An architect provides services in connection with the design and construction of buildings and the space within the site surrounding the buildings that have as their principal purpose human occupancy or use. Architects are specifically focused on the design and construction of buildings.
Artists create something with imagination and skill that is beautiful and expresses important ideas or feelings. The artist needs an outlet to express ideas or feelings that are their own. Art is something that comes from inside an individual, it is the personal emotion made public. Buying a lamp and placing it in a house so it will sell faster is not art, it is staging.
Stagers prepare private residences for sale. The goal of staging is to make a home appeal to the highest number of potential buyers, thereby selling a property more swiftly and for a higher price. A stager practices a very small niche of decoration, with a small amount of design included. The one single thing that makes stagers different than interior designers or decorators is who they design for. Most designers and decorators and concerned with what their client likes, how their client uses their house, what colors their client likes etc.
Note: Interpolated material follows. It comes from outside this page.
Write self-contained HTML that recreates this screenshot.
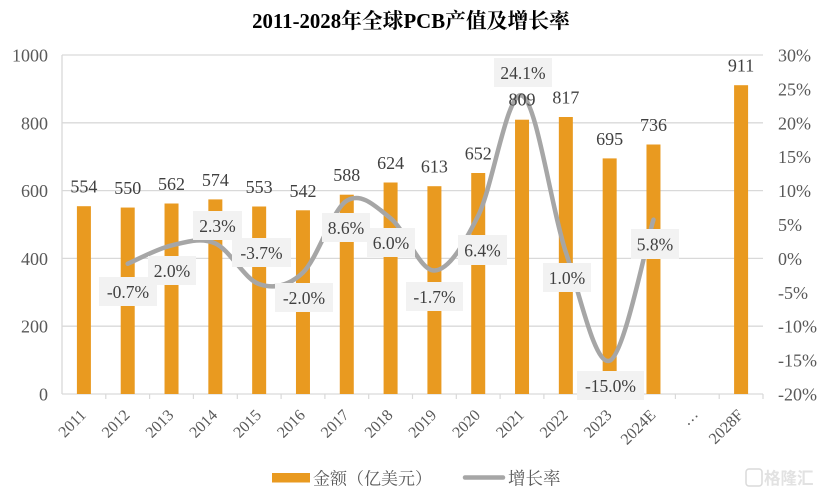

Stagers, on the other hand are concerned only with what will sell the house, what will appeal to the most people who will likely view the house. They are concerned with demographics of buyers, not the seller’s taste. In fact of all the people in the world who might buy they house, the seller is not one of them.
When hiring a stager, designer, decorator, architect, inventor, artist or even a curator, make sure you are getting what you paid for.